Acting Justice Secretary Alberto Agra said that he made the decision to drop the charges because there was no probable cause, and their names should be struck off the charge sheet in the multiple murder case. The panel of government prosecutors, however, say that as they are pursuing a theory of conspiracy in the multiple murder case, the two men did not need to be in the scene of the crime to have been involved.
The government prosecutors also complained that they only found out about the executive decision by the Secretary through the media. They said:
“The evidence we have against the accused, our individual conscience, our sense of right and wrong and notion of justice and injustice, leave us no room to follow Secretary Agra’s orders….We are deeply concerned that the resolution will all the more convince a long sceptical public that our criminal justice system is impotent when the accused are politically influential…. We can not be a mute party to the grant of impunity to privileged accused.”
The Maguindanao massacre has placed the Philippine government under increased international scrutiny. The onus is now on the Department of Justice and the courts to demonstrate through the handling of this case that justice can be achieved.
Allegations of election fraud during the 2004 polls, particularly in Maguindanao where paramilitaries and militia groups are known to have abducted and unlawfully killed people under orders of local politicians, have cast a heavy shadow on the upcoming elections. With the elections coming up in May, the Philippine government needs to demonstrate that it will not tolerate impunity for human rights abuses for political gain.
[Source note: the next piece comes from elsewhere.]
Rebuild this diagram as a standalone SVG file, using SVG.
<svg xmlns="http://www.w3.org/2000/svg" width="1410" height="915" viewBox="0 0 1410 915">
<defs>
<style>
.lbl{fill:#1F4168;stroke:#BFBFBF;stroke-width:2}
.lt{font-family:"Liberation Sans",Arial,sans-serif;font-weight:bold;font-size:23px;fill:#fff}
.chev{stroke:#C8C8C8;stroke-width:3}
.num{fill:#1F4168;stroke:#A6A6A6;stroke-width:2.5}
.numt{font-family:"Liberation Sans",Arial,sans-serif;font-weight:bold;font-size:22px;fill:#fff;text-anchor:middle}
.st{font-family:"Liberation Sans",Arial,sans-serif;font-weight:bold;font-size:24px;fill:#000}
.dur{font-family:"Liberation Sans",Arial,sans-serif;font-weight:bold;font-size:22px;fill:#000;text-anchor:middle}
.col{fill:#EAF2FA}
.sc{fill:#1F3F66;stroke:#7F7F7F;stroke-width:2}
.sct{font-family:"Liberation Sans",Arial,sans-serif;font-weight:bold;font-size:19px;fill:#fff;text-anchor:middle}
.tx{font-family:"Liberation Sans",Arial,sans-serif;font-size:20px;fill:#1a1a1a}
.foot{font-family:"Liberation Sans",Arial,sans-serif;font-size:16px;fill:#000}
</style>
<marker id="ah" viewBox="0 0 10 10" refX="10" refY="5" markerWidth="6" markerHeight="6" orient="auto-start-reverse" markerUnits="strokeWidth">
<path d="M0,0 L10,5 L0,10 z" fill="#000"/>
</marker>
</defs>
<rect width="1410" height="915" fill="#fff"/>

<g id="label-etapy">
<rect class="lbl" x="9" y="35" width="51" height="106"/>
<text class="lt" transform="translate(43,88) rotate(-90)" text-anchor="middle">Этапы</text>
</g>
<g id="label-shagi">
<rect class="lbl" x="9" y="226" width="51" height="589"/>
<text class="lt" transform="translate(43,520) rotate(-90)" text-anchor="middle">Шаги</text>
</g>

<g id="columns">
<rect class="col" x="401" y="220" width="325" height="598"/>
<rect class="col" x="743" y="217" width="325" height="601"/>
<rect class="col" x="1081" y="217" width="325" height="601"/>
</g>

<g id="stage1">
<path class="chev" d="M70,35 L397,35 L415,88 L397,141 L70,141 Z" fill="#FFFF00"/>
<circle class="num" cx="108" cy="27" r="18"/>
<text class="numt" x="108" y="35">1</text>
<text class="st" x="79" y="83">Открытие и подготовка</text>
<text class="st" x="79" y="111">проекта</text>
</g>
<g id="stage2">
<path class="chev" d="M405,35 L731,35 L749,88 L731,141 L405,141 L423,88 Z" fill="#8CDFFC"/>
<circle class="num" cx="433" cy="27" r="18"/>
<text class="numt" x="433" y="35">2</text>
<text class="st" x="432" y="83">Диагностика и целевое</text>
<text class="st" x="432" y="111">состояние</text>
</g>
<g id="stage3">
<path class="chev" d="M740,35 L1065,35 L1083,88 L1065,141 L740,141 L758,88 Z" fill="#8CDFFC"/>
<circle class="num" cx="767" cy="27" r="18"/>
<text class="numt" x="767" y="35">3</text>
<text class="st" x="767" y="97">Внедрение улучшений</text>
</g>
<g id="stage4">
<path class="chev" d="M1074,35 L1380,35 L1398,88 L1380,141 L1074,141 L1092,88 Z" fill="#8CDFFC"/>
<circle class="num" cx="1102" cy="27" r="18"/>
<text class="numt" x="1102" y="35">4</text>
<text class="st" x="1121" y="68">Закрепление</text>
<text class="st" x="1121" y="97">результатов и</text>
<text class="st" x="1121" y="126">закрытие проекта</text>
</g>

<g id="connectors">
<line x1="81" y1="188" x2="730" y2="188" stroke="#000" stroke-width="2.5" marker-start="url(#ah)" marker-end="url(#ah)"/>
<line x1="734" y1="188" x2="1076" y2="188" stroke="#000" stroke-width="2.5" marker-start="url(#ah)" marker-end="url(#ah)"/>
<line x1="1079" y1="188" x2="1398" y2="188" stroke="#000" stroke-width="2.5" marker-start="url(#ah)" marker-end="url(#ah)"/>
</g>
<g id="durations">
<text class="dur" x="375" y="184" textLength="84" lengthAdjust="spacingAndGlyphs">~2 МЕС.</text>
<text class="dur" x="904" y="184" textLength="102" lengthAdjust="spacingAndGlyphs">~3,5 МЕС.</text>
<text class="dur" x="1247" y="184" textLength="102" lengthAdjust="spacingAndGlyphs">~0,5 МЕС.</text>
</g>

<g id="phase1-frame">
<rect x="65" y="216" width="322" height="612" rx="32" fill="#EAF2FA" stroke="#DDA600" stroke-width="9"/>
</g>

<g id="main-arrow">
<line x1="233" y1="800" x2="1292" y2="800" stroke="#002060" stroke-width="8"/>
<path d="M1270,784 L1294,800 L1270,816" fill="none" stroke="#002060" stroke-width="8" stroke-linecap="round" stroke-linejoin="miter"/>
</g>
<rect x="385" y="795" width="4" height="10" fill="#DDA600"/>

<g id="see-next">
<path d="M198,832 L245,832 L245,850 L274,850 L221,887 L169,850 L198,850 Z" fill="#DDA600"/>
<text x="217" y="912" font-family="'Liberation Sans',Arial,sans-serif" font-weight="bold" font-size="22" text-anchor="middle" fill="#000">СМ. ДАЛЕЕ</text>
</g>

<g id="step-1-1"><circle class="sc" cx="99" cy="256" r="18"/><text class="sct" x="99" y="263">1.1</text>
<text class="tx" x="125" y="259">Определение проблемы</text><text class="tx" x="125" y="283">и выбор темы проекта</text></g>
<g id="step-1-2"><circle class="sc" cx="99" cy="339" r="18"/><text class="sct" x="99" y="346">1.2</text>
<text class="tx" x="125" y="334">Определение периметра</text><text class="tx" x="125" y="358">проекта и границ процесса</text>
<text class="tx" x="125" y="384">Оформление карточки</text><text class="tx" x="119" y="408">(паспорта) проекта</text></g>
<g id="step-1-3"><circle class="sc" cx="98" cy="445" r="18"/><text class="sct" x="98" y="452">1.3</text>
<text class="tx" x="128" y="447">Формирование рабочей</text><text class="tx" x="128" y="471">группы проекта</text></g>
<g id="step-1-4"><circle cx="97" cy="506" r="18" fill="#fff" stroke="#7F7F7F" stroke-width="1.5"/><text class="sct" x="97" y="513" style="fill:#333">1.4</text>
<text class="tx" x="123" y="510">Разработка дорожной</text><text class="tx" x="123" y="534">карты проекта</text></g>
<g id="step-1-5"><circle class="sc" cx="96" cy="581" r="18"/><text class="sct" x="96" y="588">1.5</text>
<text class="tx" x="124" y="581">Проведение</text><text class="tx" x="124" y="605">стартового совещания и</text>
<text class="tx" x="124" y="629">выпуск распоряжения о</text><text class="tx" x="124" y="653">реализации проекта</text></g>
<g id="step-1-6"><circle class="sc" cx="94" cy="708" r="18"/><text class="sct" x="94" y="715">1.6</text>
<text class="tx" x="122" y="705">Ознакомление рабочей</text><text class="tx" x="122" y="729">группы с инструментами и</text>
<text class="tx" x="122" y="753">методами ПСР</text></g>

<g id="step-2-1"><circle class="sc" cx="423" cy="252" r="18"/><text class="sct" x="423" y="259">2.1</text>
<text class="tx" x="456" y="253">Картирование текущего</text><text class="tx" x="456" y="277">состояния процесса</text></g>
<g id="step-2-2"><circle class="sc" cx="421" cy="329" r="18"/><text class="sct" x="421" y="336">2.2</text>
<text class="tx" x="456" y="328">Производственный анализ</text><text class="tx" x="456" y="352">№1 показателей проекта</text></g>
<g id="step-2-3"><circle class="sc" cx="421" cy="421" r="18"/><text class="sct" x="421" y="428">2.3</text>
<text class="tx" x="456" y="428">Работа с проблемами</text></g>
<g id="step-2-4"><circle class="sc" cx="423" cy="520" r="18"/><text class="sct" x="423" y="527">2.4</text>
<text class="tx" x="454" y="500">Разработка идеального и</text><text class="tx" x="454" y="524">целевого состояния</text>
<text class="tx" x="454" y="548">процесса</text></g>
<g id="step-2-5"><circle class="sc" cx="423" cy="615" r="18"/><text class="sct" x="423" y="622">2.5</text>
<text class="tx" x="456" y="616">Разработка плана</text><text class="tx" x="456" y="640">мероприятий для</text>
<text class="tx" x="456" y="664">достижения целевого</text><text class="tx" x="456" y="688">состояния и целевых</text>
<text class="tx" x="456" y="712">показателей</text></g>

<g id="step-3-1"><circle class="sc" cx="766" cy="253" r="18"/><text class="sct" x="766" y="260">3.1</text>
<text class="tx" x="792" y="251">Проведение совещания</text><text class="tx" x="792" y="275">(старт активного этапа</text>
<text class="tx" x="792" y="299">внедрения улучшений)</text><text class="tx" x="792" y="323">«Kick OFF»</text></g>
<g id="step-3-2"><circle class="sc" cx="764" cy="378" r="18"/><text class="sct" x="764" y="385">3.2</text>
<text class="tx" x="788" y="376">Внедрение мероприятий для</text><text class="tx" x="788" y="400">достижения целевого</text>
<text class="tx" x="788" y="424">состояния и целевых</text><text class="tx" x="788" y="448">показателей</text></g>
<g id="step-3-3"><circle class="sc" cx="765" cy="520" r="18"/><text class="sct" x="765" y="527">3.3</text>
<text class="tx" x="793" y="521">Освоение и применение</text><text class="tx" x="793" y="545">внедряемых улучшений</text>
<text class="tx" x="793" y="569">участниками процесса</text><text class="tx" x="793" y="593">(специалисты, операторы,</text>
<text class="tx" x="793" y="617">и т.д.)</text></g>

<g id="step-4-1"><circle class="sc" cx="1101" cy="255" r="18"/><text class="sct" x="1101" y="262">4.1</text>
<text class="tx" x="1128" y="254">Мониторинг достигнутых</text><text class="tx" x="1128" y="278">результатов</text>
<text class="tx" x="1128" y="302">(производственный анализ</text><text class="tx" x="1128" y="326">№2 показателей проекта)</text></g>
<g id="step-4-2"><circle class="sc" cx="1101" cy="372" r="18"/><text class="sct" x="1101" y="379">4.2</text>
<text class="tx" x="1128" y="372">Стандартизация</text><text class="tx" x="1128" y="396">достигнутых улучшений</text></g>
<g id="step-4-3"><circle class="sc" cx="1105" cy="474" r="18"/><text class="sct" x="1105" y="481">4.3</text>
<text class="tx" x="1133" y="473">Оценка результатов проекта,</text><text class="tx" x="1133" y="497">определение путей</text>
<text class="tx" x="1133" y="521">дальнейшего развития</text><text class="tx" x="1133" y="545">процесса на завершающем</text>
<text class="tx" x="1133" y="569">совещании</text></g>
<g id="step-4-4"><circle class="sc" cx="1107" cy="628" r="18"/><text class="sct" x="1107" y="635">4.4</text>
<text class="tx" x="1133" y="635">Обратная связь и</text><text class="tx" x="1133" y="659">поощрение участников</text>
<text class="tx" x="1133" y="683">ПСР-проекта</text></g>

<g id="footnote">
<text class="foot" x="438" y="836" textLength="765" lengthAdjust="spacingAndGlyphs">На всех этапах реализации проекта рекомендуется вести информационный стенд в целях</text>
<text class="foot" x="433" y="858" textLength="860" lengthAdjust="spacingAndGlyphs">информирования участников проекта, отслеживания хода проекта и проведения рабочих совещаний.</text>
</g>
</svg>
The Maguindanao massacre illustrated all too clearly that local politicians and their armed groups can kill more than 50 people in broad daylight to forward their political interests.
The Philippines must abide by its obligations under international human rights law to ensure effective remedy for victims of human rights abuses and their families, and to prevent impunity, Amnesty International said.
Initially, the Maguindanao multiple murder case had been assigned to a local court. Under Philippine law, the local court can either honour the decision of the Secretary or assert its own jurisdiction as a separate branch of government.
In Philippine law, for a person to be charged, the quantum of evidence needed is “probable cause”, to be determined through a preliminary investigation conducted by prosecutors. If the prosecutors find probable cause, the case is assigned to the court. It is the court’s responsibility to then assess the evidence and to rule on the accused person’s guilt or innocence.
Acting Justice Secretary Alberto Agra ordered the multiple murder charges against Zaldy and Akmad Ampatuan to be dropped based on a flight manifesto, a phone bill and a witness testimony against other evidence, including from a former member of the Ampatuan’s private army testifying that the two accused participated in the planning of the murder.
Mr. Agra had assumed the post in February 2010. He was President Arroyo’s election lawyer during the 2004 presidential elections and again her private counsel during the 2006 impeachment proceedings against her.
197 people have been named suspects in the multiple murder case. According to media reports, as of 13 April, 59 suspects are in government custody: 47 policemen, two militiamen, and some members of the Ampatuan clan. Media reports also indicate that the remaining identified suspects, including 97 Civilian Volunteer Organization militiamen, 13 policemen, four soldiers, 13 other members of the Ampatuan family and other suspects, are still at-large.